A poolside benefit concert this Sunday by the Cape Ann Symphony features some celebrated, yet lesser known, music from Black composers past and present and a French woman composer.
The symphony presents its outdoor "Musical Celebration of Summer" with two performances on July 18 featuring an 18-member chamber orchestra under the direction of conductor Yoichi Udagawa at the home of symphony President Fran White. Seating is limited to 70.
The musical program features work by Adolphus Hailstork, a living composer; and Cécile Chaminade (1857-1944) and Joseph Bologne (1745-17990). The symphony's principal flutist, Stephanie Stathos, will be the featured soloist during the performance of Chaminade's "Concertino for Flute."
The program was inspired by the orchestra’s 2021 "Composer Series" emails celebrating Black History and Women’s History months providing details about these musicians.
Each featured composer comes from a unique place in time.
Bologne is known as the first classical musician of African descent, the son of a plantation owner in the French colony of Guadeloupe and an African slave. His father did not turn his back on this child, and took him to France for an education. During the French Revolution, Bologne served as a colonel of the Légion St. Georges, the first all-black regiment in Europe and later became a champion fencer. But he found time to pursue his love of music, becoming a virtuoso violinist and conductor, according to historical records.
Chaminade, a pianist, succeeded in a touring career performing her own works, and was awarded the Légion d'Honneur, a first for a woman composer, in 1913. As a child, her family moved to a village west of Paris, where a neighbor was the celebrated composer Georges Bizet, who recognized her talent as a young musician.
Hailstork, born in 1941, studied violin, piano, organ, and voice. He composes works of all kinds, blending elements from the African American and European traditions. He began his studies at Howard University, and ultimately received his bachelor's and master's degrees from the Manhattan School of Music. He went on to earn his doctorate in composition from Michigan State University.
White said the musicians are eager to celebrate.
"While we love the worldwide accessibility of our virtual concert series, we recognize nothing beats hearing live classical music in person," she said. "Normally we do not perform in the summer, but we are currently in the planning stages of a full season in November and just could not wait to reunite with our audiences. Maestro Udagawa has programmed a distinctive selection of music from three unique composers to perform in a comfortable, intimate setting."
Udagawa said this venue is tranquil and offers the audience close proximity to the musicians.
"That's a chance we don't get often in large concert halls," he said. "The opportunity to make music and share it with an audience is always a thrill and more than ever, we musicians are aware of what a privilege it is. We look forward to the post-concert meet-and-greet to thank our audiences in person for their unwavering support."

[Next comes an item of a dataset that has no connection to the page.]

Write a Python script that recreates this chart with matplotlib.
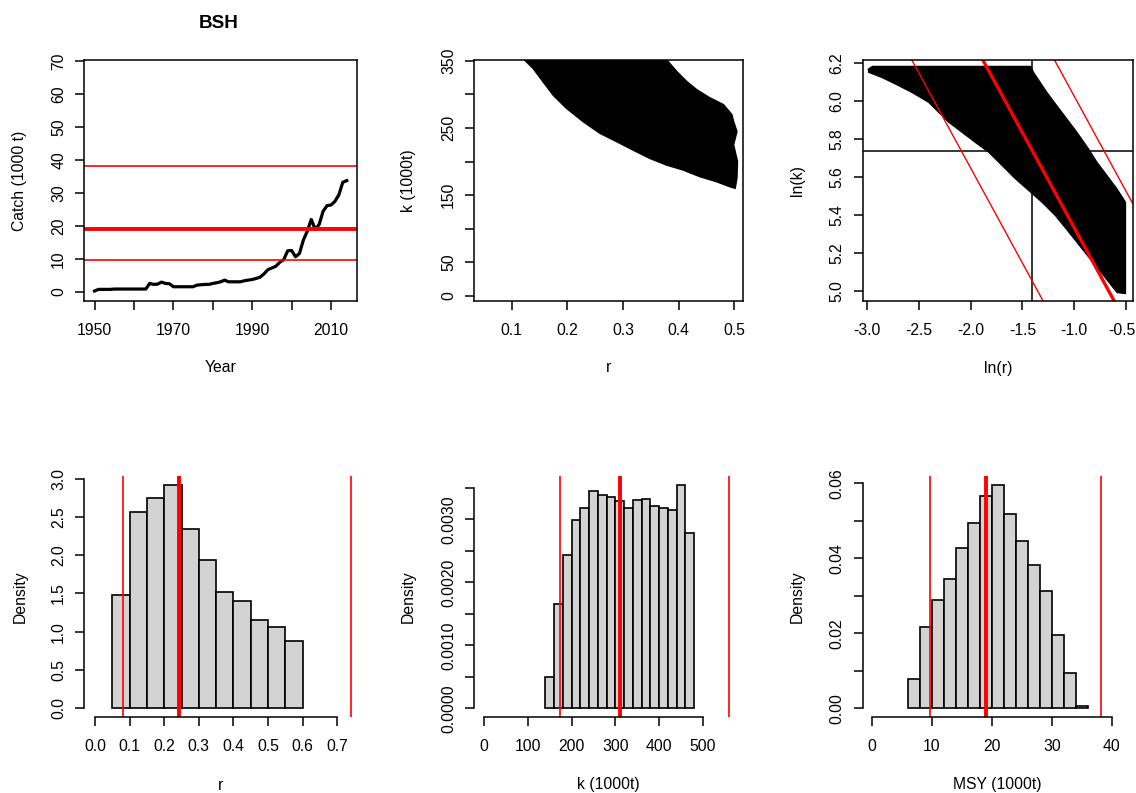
import numpy as np
import matplotlib
matplotlib.use("Agg")
import matplotlib.pyplot as plt
import matplotlib.transforms as mtransforms
from matplotlib.patches import Polygon

plt.rcParams['font.family'] = ['Liberation Sans', 'DejaVu Sans']

# ---------------- data ----------------
title = "BSH"
years = list(range(1950, 2015))
catch = [0.3, 0.8, 0.8, 0.8, 0.8, 0.9, 0.9, 0.9, 0.9, 0.9, 0.9, 0.9, 0.9, 0.9,
         2.6, 2.3, 2.4, 3.0, 2.6, 2.5, 1.6, 1.6, 1.6, 1.6, 1.6, 1.6, 2.1, 2.2,
         2.3, 2.3, 2.6, 2.8, 3.1, 3.6, 3.1, 3.1, 3.1, 3.1, 3.4, 3.6, 3.8, 4.1,
         4.5, 5.5, 6.8, 7.3, 7.8, 9.0, 9.8, 12.5, 12.6, 10.7, 11.7, 15.8, 18.5,
         22.0, 19.0, 20.5, 24.5, 26.2, 26.4, 27.5, 29.5, 33.3, 33.8]

msy_est, msy_low, msy_high = 19.1, 9.6, 38.2
r_est, r_low, r_high = 0.244, 0.082, 0.740
k_est, k_low, k_high = 311, 173, 560

# outline of the viable r-k cloud (r, k in 1000 t)
cloud_r = [0.118, 0.124, 0.139, 0.157, 0.175, 0.199, 0.229, 0.259, 0.289, 0.318,
           0.348, 0.378, 0.408, 0.438, 0.468, 0.492, 0.501, 0.504, 0.505, 0.498,
           0.504, 0.498, 0.495, 0.480, 0.456, 0.432, 0.414, 0.396, 0.378, 0.372]
cloud_k = [365, 351, 338.7, 318.8, 299, 279.4, 259.5, 242.3, 229.9, 217.6,
           205.2, 195.3, 187.9, 178, 170.5, 163, 160.8, 175.6, 200, 225,
           244.7, 259.5, 269.5, 284.3, 294.2, 306.5, 318.8, 333.7, 351, 365]

# outline of the log cloud (ln r, ln k)
lcloud_r = [-2.986, -2.858, -2.729, -2.567, -2.406, -2.277, -2.212, -2.083, -1.955,
            -1.825, -1.696, -1.567, -1.438, -1.309, -1.180, -1.050, -0.922, -0.793,
            -0.663, -0.583, -0.502, -0.502, -0.586, -0.682, -0.779, -0.860, -0.973,
            -1.070, -1.167, -1.263, -1.328, -1.393, -1.418, -2.95, -2.99]
lcloud_k = [6.153, 6.126, 6.092, 6.047, 5.995, 5.925, 5.890, 5.837, 5.784,
            5.732, 5.662, 5.592, 5.530, 5.468, 5.398, 5.311, 5.223, 5.135,
            5.047, 4.992, 4.986, 5.468, 5.539, 5.609, 5.679, 5.749, 5.837,
            5.907, 5.977, 6.047, 6.100, 6.153, 6.184, 6.184, 6.170]

r_edges = [0.05, 0.10, 0.15, 0.20, 0.25, 0.30, 0.35, 0.40, 0.45, 0.50, 0.55, 0.60]
r_density = [1.478, 2.567, 2.742, 2.921, 2.344, 1.933, 1.517, 1.399, 1.159, 1.058, 0.883]

k_edges = [140, 160, 180, 200, 220, 240, 260, 280, 300, 320, 340, 360, 380, 400,
           420, 440, 460, 480]
k_density = [0.000494, 0.001652, 0.002443, 0.002990, 0.003187, 0.003452, 0.003383,
             0.003351, 0.003288, 0.003187, 0.003309, 0.003330, 0.003213, 0.003187,
             0.003144, 0.003553, 0.002778]

msy_edges = [6, 8, 10, 12, 14, 16, 18, 20, 22, 24, 26, 28, 30, 32, 34, 36]
msy_density = [0.00785, 0.02157, 0.02889, 0.03450, 0.04270, 0.04939, 0.05670, 0.05964,
               0.05189, 0.04466, 0.03816, 0.03129, 0.01961, 0.00945, 0.00062]

# ---------------- layout ----------------
W, H = 1136, 793
fig = plt.figure(figsize=(W / 100, H / 100), dpi=100)
FS = 11.3
LW = 1.1


def px_axes(l, t, r, b):
    return fig.add_axes([l / W, 1 - b / H, (r - l) / W, (b - t) / H])


def ftext(x, y, s, rot=0, **kw):
    fig.text(x / W, 1 - y / H, s, ha='center', va='center', rotation=rot,
             fontsize=kw.pop('fontsize', FS), **kw)


def style(ax, xt, xl, yt, yl, box=True):
    ax.set_xticks(xt)
    ax.set_xticklabels(xl)
    ax.set_yticks(yt)
    ax.set_yticklabels(yl)
    ax.tick_params(direction='out', length=6.5, width=LW, labelsize=FS, colors='black')
    ax.tick_params(axis='x', pad=9)
    ax.tick_params(axis='y', pad=6.5)
    for lab in ax.get_yticklabels():
        lab.set_rotation(90)
        lab.set_va('center')
    for s in ax.spines.values():
        s.set_linewidth(LW)
    if not box:
        ax.spines['top'].set_visible(False)
        ax.spines['right'].set_visible(False)
        ax.spines['bottom'].set_bounds(xt[0], xt[-1])
        ax.spines['left'].set_bounds(yt[0], yt[-1])


top = (60, 301)
bot = (475.7, 717.3)
cols = [(84.3, 357), (474.3, 743.3), (862.7, 1132.7)]
ylab_x = [20, 408, 797]

# ---- top-left: catch ----
ax = px_axes(cols[0][0], top[0], cols[0][1], top[1])
ax.plot(years, catch, color='black', lw=2.3, solid_joinstyle='round')
ax.axhline(msy_est, color='red', lw=2.8)
ax.axhline(msy_low, color='red', lw=1.2)
ax.axhline(msy_high, color='red', lw=1.2)
ax.set_xlim(1947.4, 2016.6)
ax.set_ylim(-2.73, 70.4)
style(ax, [1950, 1960, 1970, 1980, 1990, 2000, 2010],
      ['1950', '', '1970', '', '1990', '', '2010'],
      [0, 10, 20, 30, 40, 50, 60, 70],
      ['0', '10', '20', '30', '40', '50', '60', '70'])
ftext((cols[0][0] + cols[0][1]) / 2 - 2, 23, title, fontsize=13.6, fontweight='bold')
ftext((cols[0][0] + cols[0][1]) / 2, 368, 'Year')
ftext(ylab_x[0], (top[0] + top[1]) / 2, 'Catch (1000 t)', rot=90)

# ---- top-middle: r-k cloud ----
ax = px_axes(cols[1][0], top[0], cols[1][1], top[1])
ax.add_patch(Polygon(np.column_stack([cloud_r, cloud_k]), closed=True,
                     facecolor='black', edgecolor='black', lw=1.5))
ax.set_xlim(0.033, 0.516)
ax.set_ylim(-7.4, 351)
style(ax, [0.1, 0.2, 0.3, 0.4, 0.5], ['0.1', '0.2', '0.3', '0.4', '0.5'],
      [0, 50, 100, 150, 200, 250, 300, 350],
      ['0', '50', '', '150', '', '250', '', '350'])
ftext((cols[1][0] + cols[1][1]) / 2, 368, 'r')
ftext(ylab_x[1], (top[0] + top[1]) / 2, 'k (1000t)', rot=90)

# ---- top-right: log cloud ----
ax = px_axes(cols[2][0], top[0], cols[2][1], top[1])
ax.add_patch(Polygon(np.column_stack([lcloud_r, lcloud_k]), closed=True,
                     facecolor='black', edgecolor='black', lw=1.0))
ax.axhline(np.log(k_est), color='black', lw=1.1)
ax.axvline(np.log(r_est), color='black', lw=1.1)
ax.axline((0, np.log(4 * msy_est)), slope=-1, color='red', lw=2.4)
ax.axline((0, np.log(4 * msy_low)), slope=-1, color='red', lw=1.0)
ax.axline((0, np.log(4 * msy_high)), slope=-1, color='red', lw=1.0)
ax.set_xlim(-3.045, -0.432)
ax.set_ylim(4.947, 6.218)
style(ax, [-3.0, -2.5, -2.0, -1.5, -1.0, -0.5],
      ['-3.0', '-2.5', '-2.0', '-1.5', '-1.0', '-0.5'],
      [5.0, 5.2, 5.4, 5.6, 5.8, 6.0, 6.2],
      ['5.0', '5.2', '5.4', '5.6', '5.8', '6.0', '6.2'])
# keep the last label inside the canvas
last = ax.get_xticklabels()[-1]
last.set_transform(last.get_transform() +
                   mtransforms.ScaledTranslation(-4 / 100, 0, fig.dpi_scale_trans))
ftext((cols[2][0] + cols[2][1]) / 2, 368, 'ln(r)')
ftext(ylab_x[2], (top[0] + top[1]) / 2, 'ln(k)', rot=90)


def hist(ax, edges, dens, lines):
    widths = np.diff(edges)
    ax.bar(edges[:-1], dens, width=widths, align='edge', color='#d3d3d3',
           edgecolor='black', linewidth=1.2)
    lo, est, hi = lines
    ax.axvline(est, color='red', lw=2.8)
    ax.axvline(lo, color='red', lw=1.2)
    ax.axvline(hi, color='red', lw=1.2)
    m = max(dens)
    ax.set_ylim(-0.04 * m, 1.04 * m)


# ---- bottom-left: r histogram ----
ax = px_axes(cols[0][0], bot[0], cols[0][1], bot[1])
hist(ax, r_edges, r_density, (r_low, r_est, r_high))
ax.set_xlim(-0.031, 0.757)
style(ax, [0.0, 0.1, 0.2, 0.3, 0.4, 0.5, 0.6, 0.7],
      ['0.0', '0.1', '0.2', '0.3', '0.4', '0.5', '0.6', '0.7'],
      [0.0, 0.5, 1.0, 1.5, 2.0, 2.5, 3.0],
      ['0.0', '0.5', '1.0', '1.5', '2.0', '2.5', '3.0'], box=False)
ftext((cols[0][0] + cols[0][1]) / 2, 785, 'r')
ftext(ylab_x[0], (bot[0] + bot[1]) / 2, 'Density', rot=90)

# ---- bottom-middle: k histogram ----
ax = px_axes(cols[1][0], bot[0], cols[1][1], bot[1])
hist(ax, k_edges, k_density, (k_low, k_est, k_high))
ax.set_xlim(-22.8, 592.8)
style(ax, [0, 100, 200, 300, 400, 500], ['0', '100', '200', '300', '400', '500'],
      [0.0, 0.0005, 0.0010, 0.0015, 0.0020, 0.0025, 0.0030, 0.0035],
      ['0.0000', '', '0.0010', '', '0.0020', '', '0.0030', ''], box=False)
ftext((cols[1][0] + cols[1][1]) / 2, 784, 'k (1000t)')
ftext(ylab_x[1], (bot[0] + bot[1]) / 2, 'Density', rot=90)

# ---- bottom-right: MSY histogram ----
ax = px_axes(cols[2][0], bot[0], cols[2][1], bot[1])
hist(ax, msy_edges, msy_density, (msy_low, msy_est, msy_high))
ax.set_xlim(-1.56, 43.5)
style(ax, [0, 10, 20, 30, 40], ['0', '10', '20', '30', '40'],
      [0.0, 0.01, 0.02, 0.03, 0.04, 0.05, 0.06],
      ['0.00', '', '0.02', '', '0.04', '', '0.06'], box=False)
ftext((cols[2][0] + cols[2][1]) / 2, 784, 'MSY (1000t)')
ftext(ylab_x[2], (bot[0] + bot[1]) / 2, 'Density', rot=90)

fig.savefig('out.png', dpi=100)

In terms of the music choices, Udagawa said after a deep dive into Hailstork's works, he chose "Sonata da Chiesa" because it is a "rich and romantic work for strings," and he chose Bologne's "Symphony No. 1" because of its clear themes that are "light and yet full of energy."
"Bologne had an extraordinary life, and it's reflected in his music. I'm grateful that we are all starting to become more aware of the incredible contributions of these great composers and can't wait to share them with our audiences," said Udagawa.
As a young flute student, Stathos said Chaminade’s concertino captured her attention.
"It was commissioned by the Paris Conservatoire in 1902. It is a popular piece in the flute repertoire and features a beautiful, memorable melody that recurs throughout the piece," she said. "Although I've performed the concertino with piano over the years, playing it with the Cape Ann Symphony is a dream come true."
She too wants to give thanks for the support throughout this global pandemic.
"This has been an incredibly difficult period. Each person makes a huge difference, and we are grateful to all those who attend our concerts and also to all those who work tirelessly behind the scenes to keep the orchestra going. I welcome the chance to say thank you in person," Stathos said. "Personally, the canceling of all live music that accompanied the COVID months has made me reevaluate what it means to play. It’s a huge privilege and I cherish each opportunity to perform more than ever. No one should take music making for granted because, as we saw, it can go away very quickly."